Because I got to yoga a little early, the religious guys were still there.
You see, the class before mine is exclusively for “fervently orthodox men.” They’re American, and baalei teshuva and embody this weird combination of a modern, American sensibility with this newfound holiness.
Not that I’m saying they are holy men, only that they are always looking at the world through the lens of Torah, and by that I mean of G-dliness.
Usually, I’m annoyed to see them.
The space is so small and it is always full of their bicycles, apparently their vehicle of choice which, if you ask me, truly shows belief in a higher power since in Jerusalem, between the hills and the insane drivers, just getting on a bike is an act of faith.
But what really bugs are the words of Torah they are always dispensing, often hovering in the doorway to finish their d’rash in their very American Hebrew, which possibly irritates me because their accent sounds exactly like my own.
But today it was different.
“Give us a few words,” said our teacher.
And so this one guy, who happens to be rather cute, if one could see past the black suit (complete with a jacket! In this heat!) and the beard, giant kippah and hanging tsisit, started talking about love.
He began by referring to Beverley Hills 90210. Remember that, people? Which is another way of saying, the dude is probably exactly my age. So the analogy was about materialism, about how many people, like some tv characters popular back when I was young and hopeful, think that money will buy you happiness.
But guess what? They are wrong.
Ok, ok, tell me something new, you’re saying. (Although a little bit of money isn’t bad, sayeth my mother.)
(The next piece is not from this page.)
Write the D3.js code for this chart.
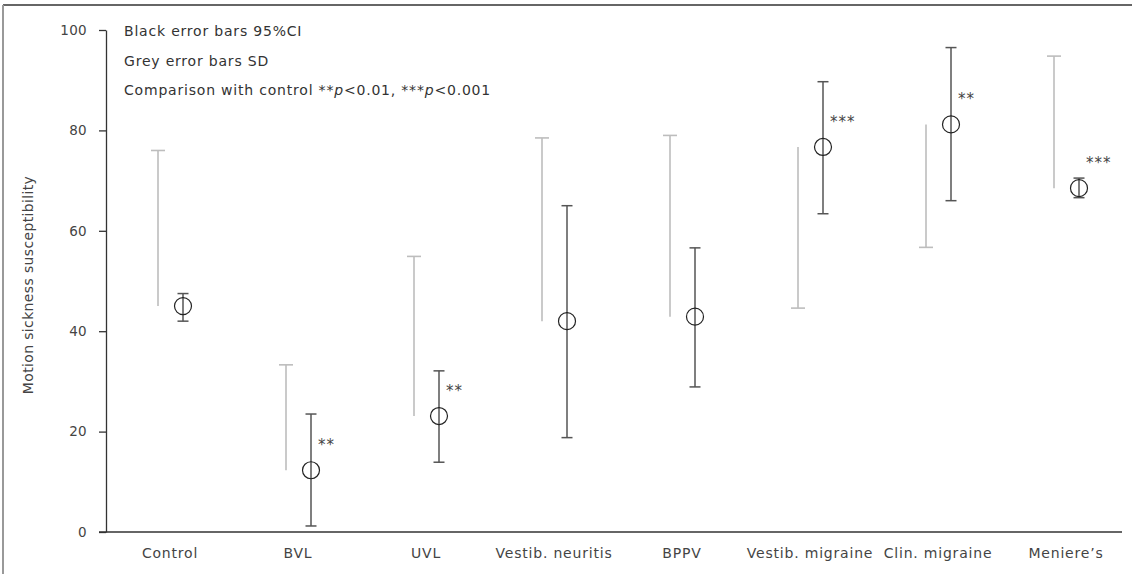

Anyway, he went on to say some really beautiful things. What is love? He asked. Love is a relationship. It is giving of oneself to someone else. It is about commitment. And obligation. And partnership.
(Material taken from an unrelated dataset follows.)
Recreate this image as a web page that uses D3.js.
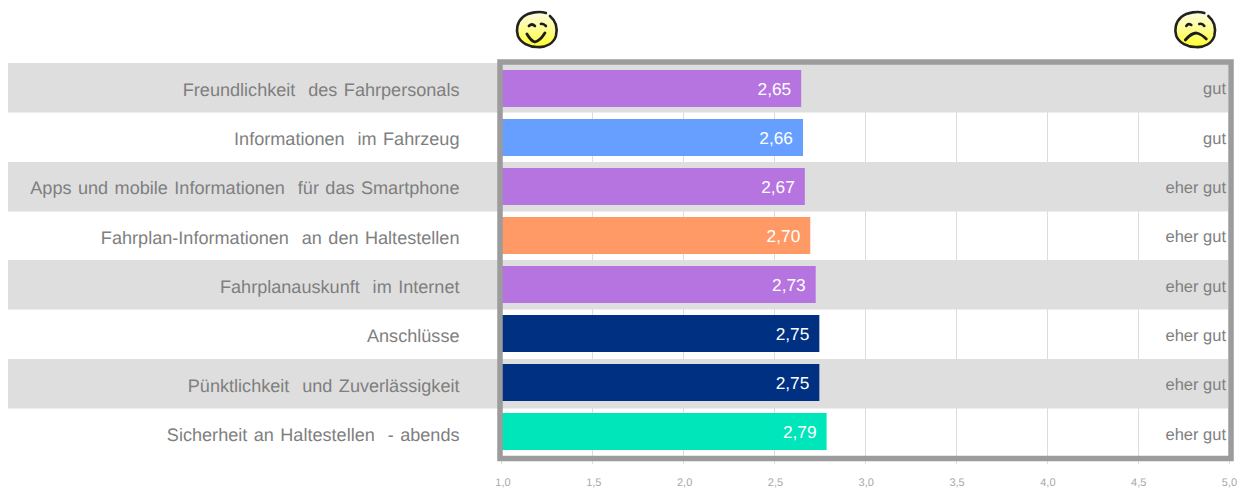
<!DOCTYPE html>
<html><head><meta charset="utf-8">
<script src="https://cdn.jsdelivr.net/npm/d3@7/dist/d3.min.js"></script>
<style>html,body{margin:0;padding:0;background:#fff}svg{display:block}text{font-family:"Liberation Sans",Arial,sans-serif;white-space:pre;text-rendering:geometricPrecision}</style>
</head><body><svg id="c" width="1247" height="489"></svg>
<script>
const categories=["Freundlichkeit  des Fahrpersonals","Informationen  im Fahrzeug","Apps und mobile Informationen  für das Smartphone","Fahrplan-Informationen  an den Haltestellen","Fahrplanauskunft  im Internet","Anschlüsse","Pünktlichkeit  und Zuverlässigkeit","Sicherheit an Haltestellen  - abends"];
const values=[2.65,2.66,2.67,2.70,2.73,2.75,2.75,2.79];
const verdicts=["gut","gut","eher gut","eher gut","eher gut","eher gut","eher gut","eher gut"];
const barColors=["#b574e0","#669fff","#b574e0","#ff9966","#b574e0","#003082","#003082","#00e6bb"];
const ticks=[1,1.5,2,2.5,3,3.5,4,4.5,5];
const fmt=d3.format(".1f"), comma=s=>s.replace(".",",");
const svg=d3.select("#c");
const x=d3.scaleLinear().domain([1,5]).range([501.5,1228]);
const xGrid=d3.scaleLinear().domain([1,5]).range([501.5,1229.5]);
const yRow=d3.scaleBand().domain(d3.range(categories.length)).range([63,457.7]);
const yBar=d3.scaleBand().domain(d3.range(categories.length)).range([64,456]);
const grey="#9c9c9c";
const gx=d=>Math.floor(xGrid(d))+.5;

svg.append("g").selectAll("line").data(ticks).join("line")
 .attr("x1",gx).attr("x2",gx).attr("y1",64).attr("y2",464)
 .attr("stroke","#dcdcdc").attr("stroke-width",1);

svg.append("g").selectAll("rect").data(d3.range(categories.length).filter(i=>i%2===0)).join("rect")
 .attr("x",8).attr("width",1220).attr("y",i=>Math.round(yRow(i))).attr("height",49.5).attr("fill","#dedede");

svg.append("g").selectAll("rect").data(values).join("rect")
 .attr("x",x(1)).attr("width",d=>x(d)-x(1)).attr("y",(d,i)=>yBar(i)+6).attr("height",37)
 .attr("fill",(d,i)=>barColors[i]);

svg.append("rect").attr("x",500).attr("y",62).attr("width",731).attr("height",396.5)
 .attr("fill","none").attr("stroke",grey).attr("stroke-width",5.5);

const txt=svg.append("g").attr("opacity",0.999);
txt.append("g").selectAll("text").data(categories).join("text")
 .attr("x",459.5).attr("y",(d,i)=>yRow(i)+yRow.bandwidth()/2+8).attr("text-anchor","end")
 .attr("font-size",18.1).attr("word-spacing",1.4).attr("fill","#7f7f7f").text(d=>d);

txt.append("g").selectAll("text").data(values).join("text")
 .attr("x",d=>x(d)-10).attr("y",(d,i)=>yBar(i)+yBar.bandwidth()/2+6.5).attr("text-anchor","end")
 .attr("font-size",17.3).attr("fill","#fff").text(d=>d3.format(".2f")(d).replace(".",","));

txt.append("g").selectAll("text").data(verdicts).join("text")
 .attr("x",1226).attr("y",(d,i)=>yRow(i)+yRow.bandwidth()/2+6.5).attr("text-anchor","end")
 .attr("font-size",16.5).attr("fill","#808080").text(d=>d);

txt.append("g").selectAll("text").data(ticks).join("text")
 .attr("x",d=>x(d)+1.5).attr("y",485.5).attr("text-anchor","middle")
 .attr("font-size",11).attr("fill","#a8a8a8").text(d=>comma(fmt(d)));

const defs=svg.append("defs");
const g=defs.append("linearGradient").attr("id","fy").attr("x1",0).attr("y1",0).attr("x2",0).attr("y2",1);
g.append("stop").attr("offset","0").attr("stop-color","#fdfde4");
g.append("stop").attr("offset","0.45").attr("stop-color","#fdfd9a");
g.append("stop").attr("offset","1").attr("stop-color","#ffff2a");
function face(val,happy){
 const s=svg.append("g").attr("transform",`translate(${x(val)},30)`);
 s.append("path").attr("d","M9,-17 C3,-19 -8,-18 -14,-13 C-20,-8 -21,0 -19,6 C-16,13 -8,17 0,17 C9,18 17,13 19,6 C21,-2 19,-9 13,-14")
  .attr("fill","url(#fy)").attr("stroke","#222").attr("stroke-width",2.6).attr("stroke-linecap","round");
 const st=(p,w)=>s.append("path").attr("d",p).attr("fill","none").attr("stroke","#1c1c1c").attr("stroke-width",w).attr("stroke-linecap","round");
 if(happy){
  st("M-8,-4 Q-5,-7 -2,-4",2.6); st("M4,-6 Q6,-7 9,-4",2.6);
  st("M-10,4 Q-6,11 -2,12 Q3,11 8,3",2.8);
 }else{
  st("M-9,-4 Q-7,-7 -4,-5",2.6); st("M4,-6 Q7,-7 9,-4",2.6);
  st("M-10,10 Q-4,3 1,3 Q6,4 11,9",2.8);
 }
}
face(1.195,true);
face(4.82,false);
</script></body></html>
He said some other stuff, too, about free will and other deep things but I was just focused on how much of what he was saying, which was not so secretly about the People Israel and the One on High, could really be applied to the dating arena.
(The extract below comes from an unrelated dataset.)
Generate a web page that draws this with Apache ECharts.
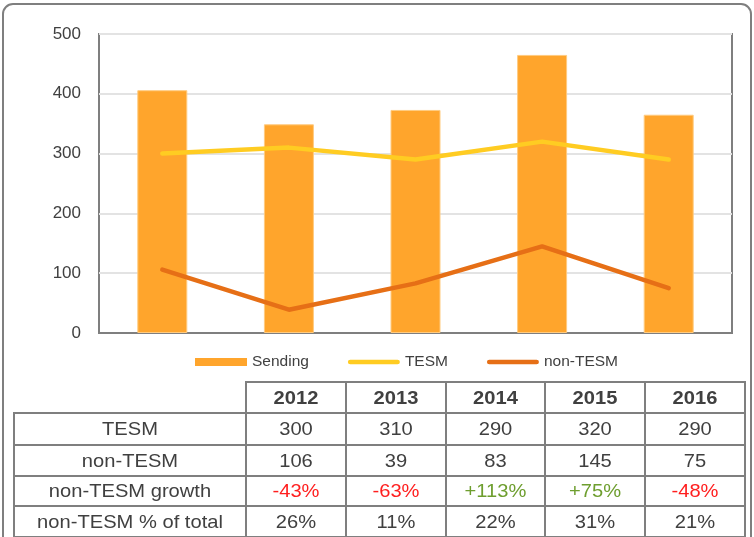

Because therein lies the problem: How to get past all the dating to the actual partnership? And once there, how to be in a real “I-thou” instead of “I-It” relationship? (May Buber forgive me.)
What I’m saying is that after so many years of being single, and of hurts piling upon hurts, it is so hard, impossible, even, to know how to really “see” someone. And it is just as hard, impossible, even, to truly see ourselves.
Because the sad truth is, with so much accumulated baggage and defense mechanisms, approaching dating from a perspective of Total Love is a recipe for disaster.
Which is another way of saying, being open and heartfelt and completely honest is like walking around with a big ole sign on your heart that says, “Break me.”
So what to do?
Which is another way of saying, how to get from here to there?